Since the invention of computers, software providers have aimed to improve and optimise mission critical workflows. Such solutions focus on making value chains more efficient. Traditionally, enterprises worked along linear value chains, a stepwise transmission from producer to end-customer. Starting with the product design, followed by the manufacturing and the distribution via channels like wholesalers, retailers, licensees, or agents to the end customer. The problem with such linear business models is that they have intermediaries and gatekeepers. They control the channel to end-customers, which make markets inefficient and products and services more expensive. Intermediaries preselect products and services for their client base. Or they define product listings in stores or on marketplaces. And in the worst case they close their channels and markets for cost efficient, but low margin, products and prevent innovation from consumers.
From pipelines to platforms
In the past few years, new enterprises have entered the markets with an alternative business model to the linear value chains: The platform model. Platforms connect different market players – manufacturers, service providers, suppliers, distributors, and consumers – together, allow the exchange of goods, services, or rights directly between the market players and orchestrate the seamless and qualitative value delivery for the end-customer. Platforms also allow third parties like payments providers, logistic companies, or insurers to accomplish the trades or exchanges of the platform members.
Uber, Airbnb, Alibaba, Amazon and many more are all platform-based business models. They link providers and consumers, deliver a super-convenient user experience, and ensure a more or less consistent service quality. They eliminate intermediaries which leads to more market efficiency. In short, platforms outperform the linear value chains and that is why they are so successful.
Unfortunately platforms become more and more what they wanted eliminate – new intermediaries.
However, platforms have one key disadvantage: What began as a solution to deliver more market efficiency by cutting out intermediaries, is becoming the new intermediary itself. Some of the successful platforms today already show monopolistic and anti-trust behaviour. Amazon, for example, operates a platform for third-party merchants. Their share of Amazon’s revenues grew from 3% in 1999 to 58% (or 160 billion USD) in 2018. This proves that Amazon’s platform is an efficient and convenient channel for about 2 million small and medium merchants. In 2019, various European Competition Law Commissions including Germany, Austria, Italy, and the EU Commission itself have opened investigations against Amazon. The EU Commission claims that Amazon has analysed the sales and activities of these third-party merchants and leveraged these insights to push its own retail business.
From platforms to networks
One answer to the dilemma of market-controlling platforms is to force the platform providers to split into a platform operating unit and a retail business unit. Another solution is to take the platform business model and transform it into a network model with a multi-party governance.
This is where blockchain and distributed ledger technology (DLT) come into play. Like platforms, blockchains and DLT empower market participants to interact directly and transfer digitalized information, goods, services, assets, and rights with three key differences. First, decentralized networks are operated by the participating members themselves. Decentral operated programs and databases get knitted together to a network, while on a platform all members need to participate on a centrally governed database of the platform provider.
There are no “trustless” blockchains. Networks build on trust and governance.
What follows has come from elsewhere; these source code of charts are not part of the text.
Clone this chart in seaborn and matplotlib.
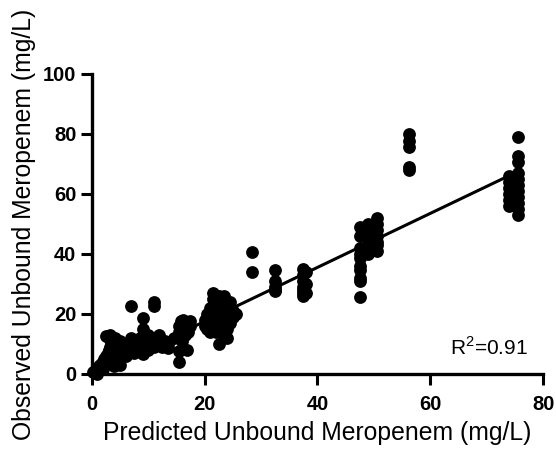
import matplotlib
matplotlib.use("Agg")
import matplotlib.pyplot as plt
import seaborn as sns
import numpy as np
import pandas as pd

# Predicted (x) and observed (y) unbound meropenem, mg/L
pred_low = [0.3,0.5,0.8,1.0,1.2,1.5,1.8,2.0,2.2,2.5,2.8,3.0,3.0,3.3,3.5,3.8,4.0,4.2,4.5,4.5,4.8,5.0,5.0,2.5,3.5,4.0,1.0,2.0,3.2]
obs_low  = [0.5,1.0,1.5,2.0,2.5,3.0,3.5,4.0,5.0,6.0,7.0,8.0,12.0,9.0,10.0,11.0,6.0,12.0,5.0,9.0,7.0,3.0,11.0,12.5,4.0,2.5,0.0,1.5,13.0]

pred_mid1 = [6,6.5,7,7,7.5,8,8,8.5,9,9,9.5,10,10,10.5,11,11,11,11.5,12,12,12.5,13,13.5,9,7,13.5]
obs_mid1  = [6,8,10,22.5,7,9,11,12,15,18.5,10,8,13,11,9,22.5,24,12,10,13,9,11,10,6.5,12,8.5]

pred_mid2 = [15.5,15.5,15.5,15.5,15.5,15.8,16.5,16.5,17,17.5,17.5,16,14.5,16.1,16.8]
obs_mid2  = [4,7.5,12,14,16,17.5,13,15,14,16,17.5,11,12,18,8]

pred_mid3 = [20,20,20.5,20.5,21,21,21,21.5,21.5,21.5,21.5,22,22,22,22,22.5,22.5,22.5,22.5,22.5,
             23,23,23,23,23.5,23.5,23.5,23.5,23.5,24,24,24,24.5,24.5,24.5,25,25,25.5,24,21]
obs_mid3  = [16,18,15,20,17,19,22,16,18,25,27,14,17,20,23,10,15,19,22,26,
             16,18,21,24,13,17,20,23,26,15,18,22,17,20,24,19,21,20,12,14]

pred_high1 = [28.4,28.4,32.5,32.5,32.5,32.5,32.5,37.5,37.5,37.5,37.5,37.5,37.5,37.5,38,38,38]
obs_high1  = [40.5,34,34.5,31,29,28,27.5,35,33,31,29,28,27,26,34,30,27]

pred_high2 = [47.5,47.5,47.5,47.5,47.5,47.5,47.5,47.5,47.5,47.5,49,49,49,49,49,
              50.5,50.5,50.5,50.5,50.5,50.5,50.5]
obs_high2  = [49,46,42,40,38.5,36,34.5,32,31,25.7,50,47,44.5,42,40,
              52,50,48,46,44,43,41]

pred_high3 = [56.3,56.3,56.3,56.3,56.3,74,74,74,74,74,74,
              75.5,75.5,75.5,75.5,75.5,75.5,75.5,75.5,75.5,75.5,75.5]
obs_high3  = [80,77.5,75.5,69,68,66,64,62,60,58,56,
              79,72.5,70.5,67,65,63,61,59,57,55,53]

# Regression line endpoints
fit_x = [0.5, 73.5]
fit_y = [-0.05, 65.65]

x_ticks = [0, 20, 40, 60, 80]
y_ticks = [0, 20, 40, 60, 80, 100]
r2_label = "R$^2$=0.91"

pred = pred_low + pred_mid1 + pred_mid2 + pred_mid3 + pred_high1 + pred_high2 + pred_high3
obs = obs_low + obs_mid1 + obs_mid2 + obs_mid3 + obs_high1 + obs_high2 + obs_high3
df = pd.DataFrame({"pred": pred, "obs": obs})
fit_df = pd.DataFrame({"x": fit_x, "y": fit_y})

sns.set_theme(style="ticks")
plt.rcParams['font.family'] = ['Liberation Sans', 'DejaVu Sans']
plt.rcParams['mathtext.fontset'] = 'custom'
plt.rcParams['mathtext.rm'] = 'Liberation Sans'
for k in ['text.color', 'axes.labelcolor', 'xtick.color', 'ytick.color', 'axes.edgecolor']:
    plt.rcParams[k] = 'black'

fig = plt.figure(figsize=(5.56, 4.5), dpi=100)
ax = fig.add_axes([0.165, 0.169, 0.812, 0.667])

sns.lineplot(data=fit_df, x="x", y="y", color="black", linewidth=2.2, ax=ax, zorder=2)
sns.scatterplot(data=df, x="pred", y="obs", color="black", s=85, edgecolor="black",
                linewidth=0, ax=ax, zorder=3, clip_on=False)

ax.set_xlim(0, 80)
ax.set_ylim(0, 100)
ax.set_xticks(x_ticks)
ax.set_yticks(y_ticks)
ax.set_xticklabels([str(t) for t in x_ticks], fontsize=14.5, fontweight="bold")
ax.set_yticklabels([str(t) for t in y_ticks], fontsize=14.5, fontweight="bold")
ax.tick_params(axis="both", direction="out", length=8, width=2.2, color="black")
ax.tick_params(axis="x", pad=7)
ax.tick_params(axis="y", pad=3)
for side in ["top", "right"]:
    ax.spines[side].set_visible(False)
for side in ["left", "bottom"]:
    ax.spines[side].set_linewidth(2.4)
    ax.spines[side].set_color("black")

ax.set_xlabel("Predicted Unbound Meropenem (mg/L)", fontsize=17.8, labelpad=5)
ax.set_ylabel("Observed Unbound Meropenem (mg/L)", fontsize=17.8, labelpad=5)

ax.text(0.967, 0.063, r2_label, transform=ax.transAxes, ha="right", va="baseline", fontsize=15)

fig.savefig("out.png", dpi=100)
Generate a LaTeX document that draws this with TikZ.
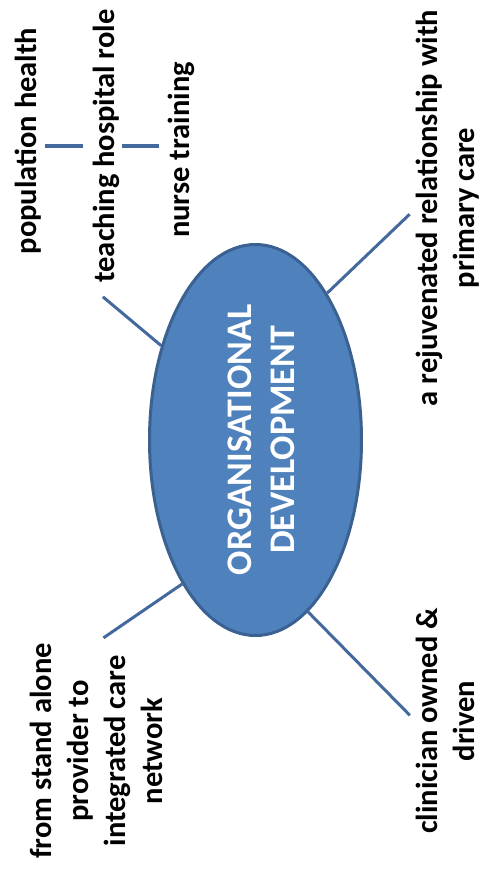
\documentclass[tikz,border=0pt]{standalone}
\usepackage{fontspec}
\setmainfont{Carlito}
\usetikzlibrary{shapes.geometric,calc}
\definecolor{odfill}{HTML}{4F81BD}
\definecolor{odedge}{HTML}{3A6190}
\definecolor{linkblue}{HTML}{44699C}
\begin{document}
\begin{tikzpicture}[x=1pt,y=-1pt,
  outer/.style={rotate=90, font=\fontsize{30.5}{37}\selectfont\bfseries,
    align=center, inner sep=0pt, text=black},
  link/.style={draw=linkblue, line width=3pt},
  tick/.style={draw=linkblue, line width=4pt}]
\useasboundingbox (0,0) rectangle (482,870);

% central ellipse and its title (title set a little right of centre)
\node[ellipse, fill=odfill, draw=odedge, line width=3pt,
      minimum width=212pt, minimum height=391pt, inner sep=0pt] (od) at (255.5,440) {};
\node[rotate=90, text=white, align=center, inner sep=0pt,
      font=\fontsize{36}{43}\selectfont\bfseries] (odtitle) at (261,440)
      {ORGANISATIONAL\\DEVELOPMENT};

% surrounding themes
\node[outer, anchor=base] (pop)   at (36,141)  {population health};
\node[outer, anchor=base] (teach) at (114,146) {teaching hospital role};
\node[outer, anchor=base] (nurse) at (189,150) {nurse training};
\node[outer] (rejuv) at (448,208) {a rejuvenated relationship with\\primary care};
\node[outer] (clin)  at (445,721) {clinician owned \&\\driven};
\node[outer] (integ) at (96,751)  {from stand alone\\provider to\\integrated care\\network};

% short ticks between the top themes
\draw[tick, shorten <=4pt, shorten >=9pt] (pop.south |- teach.center) -- (teach.north |- teach.center);
\draw[tick, shorten <=3pt, shorten >=8pt] (teach.south |- teach.center) -- (nurse.north |- teach.center);

% spokes from the ellipse
\draw[link] (od.135.8) -- ($(teach.west)+(-3,14)$);
\draw[link, shorten >=9pt] (od.64.8)  -- (rejuv.north);
\draw[link, shorten >=9pt] (od.-117.4)  -- (integ.east);
\draw[link, shorten >=8pt] (od.-73)   -- (clin.north);
\end{tikzpicture}
\end{document}
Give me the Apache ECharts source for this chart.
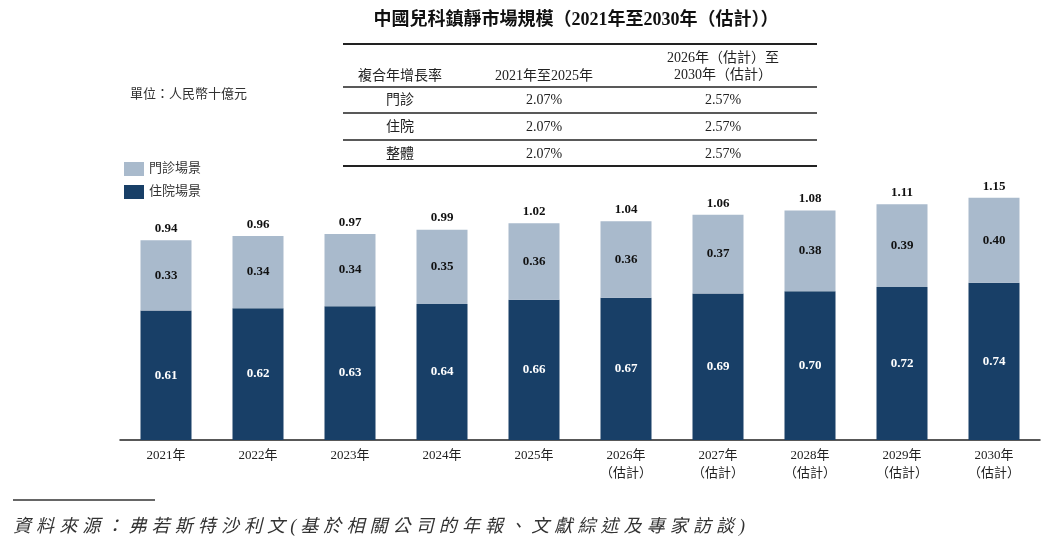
<!DOCTYPE html>
<html>
<head>
<meta charset="utf-8">
<script src="https://cdn.jsdelivr.net/npm/echarts@6/dist/echarts.min.js"></script>
<style>
  html, body { margin: 0; padding: 0; background: #fff; }
  #chart { width: 1058px; height: 552px; }
</style>
</head>
<body>
<div id="chart"></div>
<script>
// data
var years = ["2021年", "2022年", "2023年", "2024年", "2025年",
             "2026年\n（估計）", "2027年\n（估計）", "2028年\n（估計）", "2029年\n（估計）", "2030年\n（估計）"];
var outpatient = [0.33, 0.34, 0.34, 0.35, 0.36, 0.36, 0.37, 0.38, 0.39, 0.40];
var inpatient = [0.61, 0.62, 0.63, 0.64, 0.66, 0.67, 0.69, 0.70, 0.72, 0.74];
var totals = ["0.94", "0.96", "0.97", "0.99", "1.02", "1.04", "1.06", "1.08", "1.11", "1.15"];

var cagrHeader = ["複合年增長率", "2021年至2025年", "2026年（估計）至\n2030年（估計）"];
var cagrRows = ["門診", "住院", "整體"];
var cagrFirst = ["2.07%", "2.07%", "2.07%"];
var cagrSecond = ["2.57%", "2.57%", "2.57%"];

var title = "中國兒科鎮靜市場規模（2021年至2030年（估計））";
var unitText = "單位：人民幣十億元";
var sourceText = "資料來源：弗若斯特沙利文(基於相關公司的年報、文獻綜述及專家訪談)";

var SERIF = "'Liberation Serif', 'Noto Sans CJK TC', serif";
var LIGHT = "#a9bacc";
var DARK = "#183f67";

var chart = echarts.init(document.getElementById("chart"));

// table and texts around the chart
var colX = [400, 544, 723];
var rowY = [100, 127, 154];
var graphics = [
    { type: "text", x: 576, y: 20, style: { text: title, font: "bold 18px " + SERIF, fill: "#111", align: "center", verticalAlign: "middle" } },
    { type: "line", shape: { x1: 343, y1: 44, x2: 817, y2: 44 }, style: { stroke: "#222", lineWidth: 2 } },
    { type: "line", shape: { x1: 343, y1: 87, x2: 817, y2: 87 }, style: { stroke: "#222", lineWidth: 1.5 } },
    { type: "line", shape: { x1: 343, y1: 113, x2: 817, y2: 113 }, style: { stroke: "#222", lineWidth: 1.5 } },
    { type: "line", shape: { x1: 343, y1: 140, x2: 817, y2: 140 }, style: { stroke: "#222", lineWidth: 1.5 } },
    { type: "line", shape: { x1: 343, y1: 166, x2: 817, y2: 166 }, style: { stroke: "#222", lineWidth: 2 } },
    { type: "text", x: 130, y: 95, style: { text: unitText, font: "13px " + SERIF, fill: "#333", verticalAlign: "middle" } },
    { type: "line", shape: { x1: 13, y1: 500, x2: 155, y2: 500 }, style: { stroke: "#333", lineWidth: 1.5 } }
];
cagrHeader.forEach(function (h, i) {
    graphics.push({ type: "text", x: colX[i], y: i === 2 ? 67 : 76,
        style: { text: h, font: "14px " + SERIF, fill: "#222", align: "center", verticalAlign: "middle", lineHeight: 17 } });
});
cagrRows.forEach(function (r, i) {
    [r, cagrFirst[i], cagrSecond[i]].forEach(function (t, j) {
        graphics.push({ type: "text", x: colX[j], y: rowY[i],
            style: { text: t, font: "14px " + SERIF, fill: "#222", align: "center", verticalAlign: "middle" } });
    });
});
// source note, spaced like the original
var sx = 13;
Array.from(sourceText).forEach(function (ch) {
    graphics.push({ type: "text", x: sx, y: 527,
        style: { text: ch, font: "italic 18px " + SERIF, fill: "#333", verticalAlign: "middle" } });
    sx += (ch === "(" || ch === ")") ? 10 : 23.1;
});

var option = {
    animation: false,
    textStyle: { fontFamily: SERIF },
    legend: {
        orient: "vertical",
        left: 119,
        top: 157,
        itemWidth: 20,
        itemHeight: 14,
        itemGap: 9,
        icon: "rect",
        data: ["門診場景", "住院場景"],
        textStyle: { fontSize: 13, color: "#333", fontFamily: SERIF }
    },
    grid: { left: 120, right: 18, top: 185, bottom: 112 },
    xAxis: {
        type: "category",
        data: years,
        axisLine: { lineStyle: { color: "#222", width: 1.5 } },
        axisTick: { show: false },
        axisLabel: { color: "#222", fontSize: 13, lineHeight: 18, margin: 7, fontFamily: SERIF }
    },
    yAxis: { type: "value", min: 0, max: 1.2, show: false },
    graphic: graphics,
    series: [
        {
            name: "住院場景",
            type: "bar",
            stack: "total",
            data: inpatient,
            barWidth: 51,
            itemStyle: { color: DARK },
            label: { show: true, position: "inside", color: "#fff", fontWeight: "bold", fontSize: 13,
                formatter: function (p) { return p.value.toFixed(2); } }
        },
        {
            name: "門診場景",
            type: "bar",
            stack: "total",
            data: outpatient,
            barWidth: 51,
            itemStyle: { color: LIGHT },
            label: { show: true, position: "inside", color: "#111", fontWeight: "bold", fontSize: 13,
                formatter: function (p) { return p.value.toFixed(2); } }
        },
        {
            name: "合計",
            type: "bar",
            stack: "total",
            data: totals.map(function () { return 0; }),
            barWidth: 51,
            itemStyle: { color: "transparent" },
            label: { show: true, position: "top", distance: 5, color: "#111", fontWeight: "bold", fontSize: 13,
                formatter: function (p) { return totals[p.dataIndex]; } }
        }
    ]
};
chart.setOption(option);
</script>
</body>
</html>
Second, transactions on the network get validated on their correctness, finality, and irrevocability by a mathematical algorithm operated by multiple independent parties of trust. On a platform the validation is logged on the platform’s servers. Thirdly, as many parties operate the network, the network’s governance is also a shared obligation among the network members. Standardization rules and legal frameworks are commonly agreed and secured, while on a platform all the power lays with the platform orchestrator.
Blockchain business models as guarantor of market efficiency
Especially, this shared accountability is the key guarantor of market efficiency in a network. All participants have a deep interest to make the network to an efficient, reliable, and stable marketplace. They will define standards and common business rules for the interaction on the network. And because their competitors are also participating, the rules will be equal for all parties and ensure that no player reaches an unfair advantage like faster access information, preferred service listings or lower standard obligations. The participants will keep themselves in balanced and well-informed, which are the two main characteristics of efficient markets.
The more market dominant the platform providers become, the more the market participants should review the situation and evaluate if a blockchain or DLT business model could not lead to better market mechanisms and prevent them strategically from new intermediaries and gatekeeper. Of course, this would require investments in the definition of common technical standards, business workflows and a legal framework. And all parties, or at least a leading crew of market participants, would need to agree on common algorithms to validate all transactions and ownership transfers of products, services, rights, and assets in the network. Either way, markets would be sustainably more efficient and effective in the long run.